The Killing of Sister George premiered on stage in 1964, to great critical acclaim, and was followed by a film version starring Beryl Reid and Susannah York. Marcus was highly critical of the film, which featured what he described as a gratuitous lesbian scene, something that did not feature in the original play. He always maintained that his play was not about lesbians, but about 'oppressive paternalism'.

Based loosely on the death of Grace Archer in BBC Radio 4's The Archers, the play focuses on Sister George, a popular district nurse in the fictional radio soap Applehurst. She is portrayed by June Buckridge, in reality a gin-guzzling, cigar-chomping, domineering lesbian, the complete antithesis of her radio character.

June lives with the simple, and much younger, 'Childie' McNaught, whom she verbally and physically abuses.

When June discovers that her scandalous behaviour has resulted in an executive decision to kill off her character, she becomes increasingly impossible to live and work with. Mercy Croft, an executive from the radio station, attempts to ease the situation, but ultimately has her own agenda, and finally lures Childie away from June.

There is no doubt that when the play premiered in the 1960s, its subject matter was shocking and controversial. Audiences then were not accustomed to seeing attractive young women being forced to eat cigar butts and drink bath water. Nowadays, however, it does not pack the same kind of punch. Towards the end of the play, it is fairly obvious how it's all going to end, but it takes a little too long to get to the point, and I couldn't help but wonder whether Marcus, like Dickens, was being paid a set sum for each word.

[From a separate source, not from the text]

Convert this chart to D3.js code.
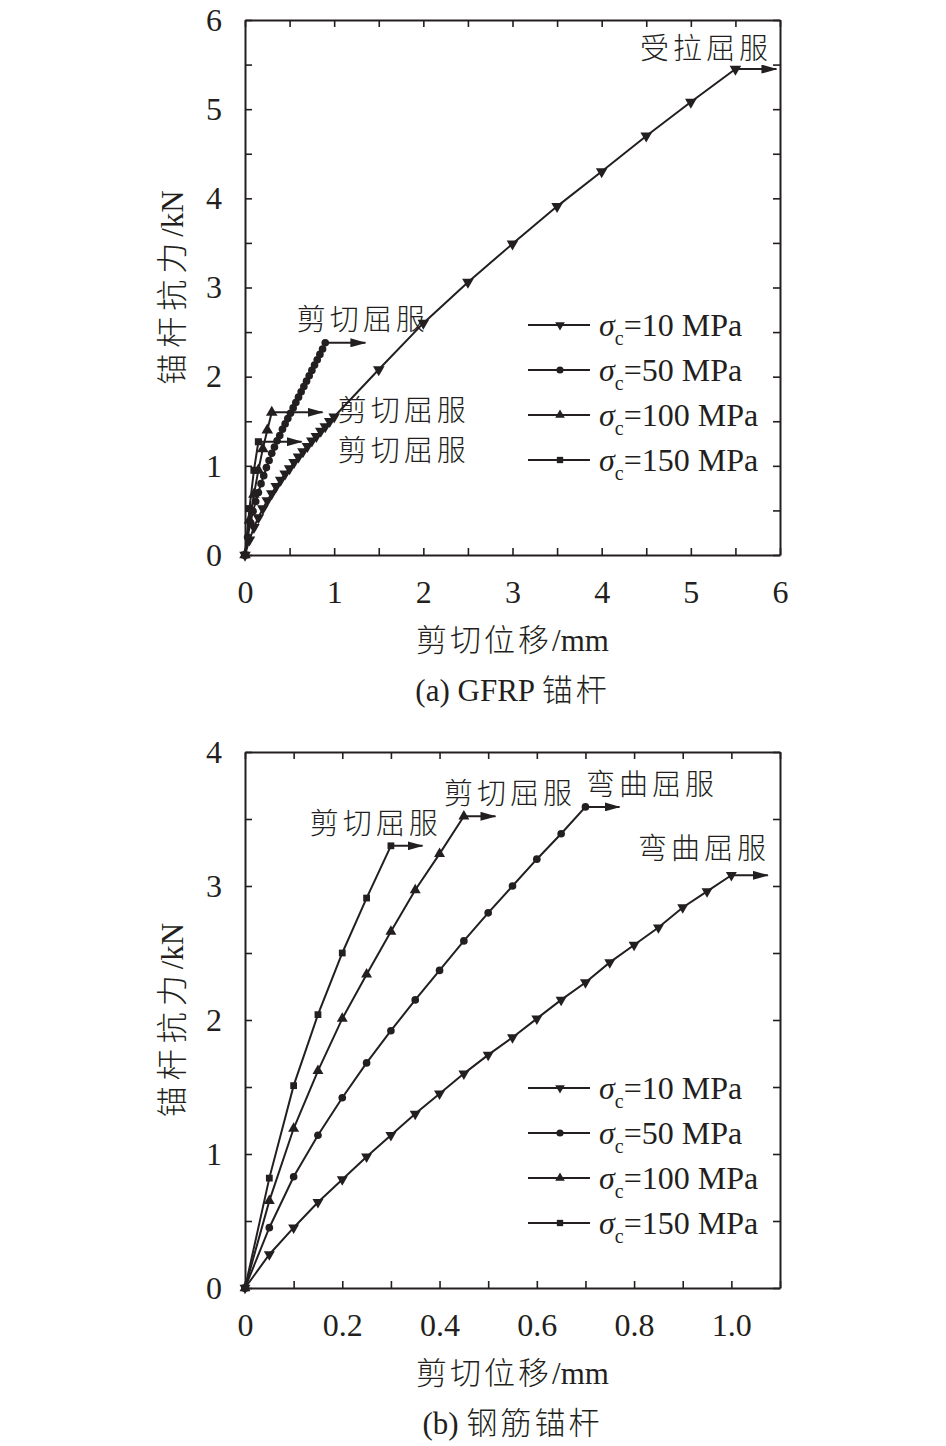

This play may not have been altogether to my taste but, in the hands of Proscenium, any production is worth watching. The acting is always of a superbly high standard, allowing the audience to forget, for a couple of hours, that they are watching actors and not real characters.

Linda Hampson was brilliantly formidable as the eponymous heroine, a character you love to hate but who, ultimately and rather confusingly, you feel sorry for.

An equally impressive performance came from Christina You as Childie, whom she portrayed as a sweet, naive creature, a beautiful butterfly who seemed somehow destined to be forever the victim of these appalling, calculating older women.

As Mercy, Kathleen Jones was the perfect example of the iron fist in a velvet glove, all apparent oily sweetness and light, while in reality so ruthless and manipulative.